GM mechanics are VERY familiar with this as heat-soaked starter failure is common in Chevy V-8 powered cars…Not so much in Fords…It depends on exhaust manifold and pipe design…Missing heat shields can also play a role…The OP mentioned a rebuilt starter. I have little faith in those…

I saw nothing in his post about a re built starter, just that it worked fine when cold…

Having learned the hard way that rebuilt anything can be a crap shoot I installed a new starter in my Mach 1 even though it cost about twice as much as a rebuilt. It was something like $40! I had to go back and look. OP mentioned a rebuilt carburetor and new battery and cables.

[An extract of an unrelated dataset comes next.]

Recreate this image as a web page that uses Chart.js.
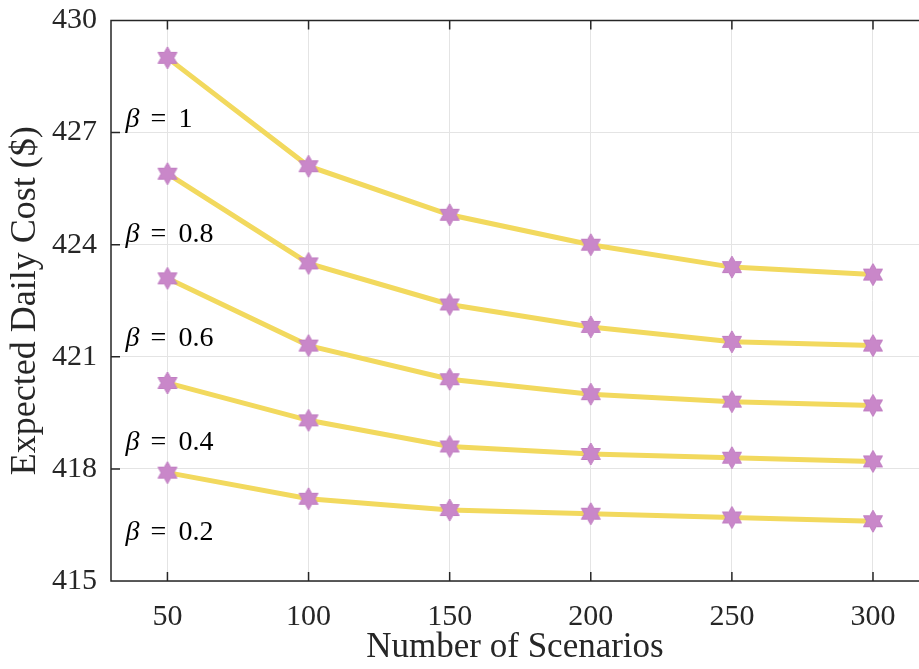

I had problems with a rebuilt starter that I purchased from Western Auto and installed by its service department. The car was a 1988 Taurus with the 3.8 liter engine. The engine would barely crank when it was hot. Western Auto claimed that they could not duplicate the problem. In desperation, I took the car to an independent shop where I had never done business. The car was hot and when I shut it off, the starter would barely crank the engine. The shop owner measured the current draw as I attempted to start the car. He then disconnected the engine and had me again crank the engine. The engine barely cranked with the ignition disconnected. He noted the current draw which he said was excessive. He noted the current draw on his shop’s stationery and told me to take it back to Western Auto. There was no charge. When I showed the results to Western Auto, they immediately installed another starter and I had no problems after that point.
This occurred 19 years ago. I have been a customer of that independent shop since that time.